Organ Donation Could Be Taught in Md. Schools



ANNAPOLIS (March 13, 2019)—Several bills progressing in the Maryland General Assembly would provide support for living organ or tissue donors, and educate high school students about becoming a donor.

Sponsored by Sen. Shirley Nathan-Pulliam, D-Baltimore City and County, Senate bill 954 could require county boards of education to begin teaching students about organ donation in public schools starting in the 2020-2021 school year.

That bill, and an identical piece of legislation sponsored by Delegate Pam Queen, D-Montgomery, are intended to begin teaching students about organ donation at the age of 14, before they receive their driver's licenses and decide whether they want to be a donor, Queen said.

This bill is intended to get more young people registered as organ donors to combat the long waiting list for organ donation, Queen said. The bill is also aimed to promote awareness of live organ donation, she said.

As of February 2018, there were 3,375 people in Maryland waiting on organ donations according to the U.S. Department of Health & Human Services. Almost 2,500 of these people are waiting for a kidney—an organ that can be donated from a living individual—transplanted, according to department data.

In May 2017, Maryland House of Delegates Speaker Michael Busch, D-Anne Arundel, received a living donor liver transplant from his sister, Kathleen Bernhardt, according to a 2018 report from the University of Maryland School of Medicine.

Queen's bill, House bill 567, was heard by a Maryland House of Delegates committee February 21. Nathan-Pulliam's bill is expected to be heard by a Maryland Senate committee Wednesday.

Other Maryland legislation, sponsored by Sen. Brian Feldman, D-Montgomery, would ensure 60 days of unpaid leave for a recovering organ donor and 30 days for a bone marrow donor if the donor's employer has at least 15 employees.

Johns Hopkins University's Epidemiology Research Group in Organ Transplantation Director of Data and Analytics Allan Massie told a House committee about his experience as a bone marrow donor.

"In 2013, I won a strange kind of lottery," Massie said. "I was found to be a genetic match for a young child in Utah who I had never met, who had a terminal disease I had never heard of and who hadn't even been born when I joined the marrow registry," he said.

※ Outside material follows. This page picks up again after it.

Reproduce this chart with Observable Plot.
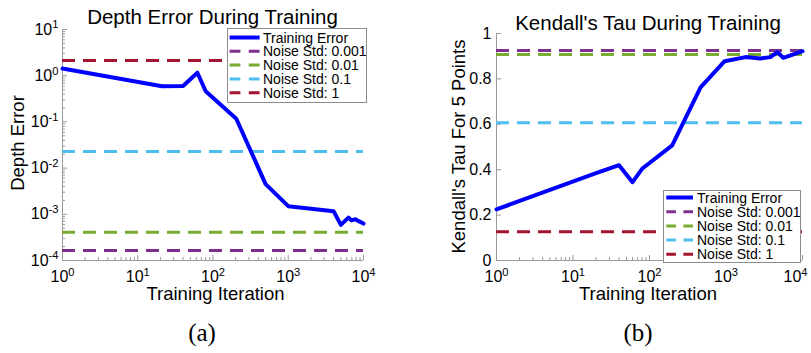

Because he works for a transplant group, Massie said he didn't have to worry about taking time off after the donation. He said that because not everyone has this luxury, this bill would be necessary to ensure that people can make donations without risking their job.

American Kidney Fund employee Shayla Harris said this bill would continue to encourage people to become living donors like her sister, who donated Harris a life-saving kidney while she was in college in 2010.

"Organ donation saved my life and I believe living organ donors are real-life superheroes," Harris said. "There are thousands of people in our state that need a transplant and whose health and life could be improved by the generosity of a living donor," she said.

Eight other states offer some form of leave for either bone marrow or organ donation, according to the National Kidney Foundation.

Senate bill 705 and a corresponding bill in the Maryland House of Delegates would also prevent insurance companies from prohibiting organ donation or altering an insurance plan based on one's status as a donor, according to the House bill's sponsor, Delegate Eric Luedtke, D-Montgomery.

About a quarter of kidney donors in Maryland have difficulty finding life insurance according to Massie.

A Maryland Senate committee voted favorably with amendments Monday on Senate bill 705. Luedtke's counterpart, House bill 1284, was heard by a Maryland House of Delegates committee Feb. 28.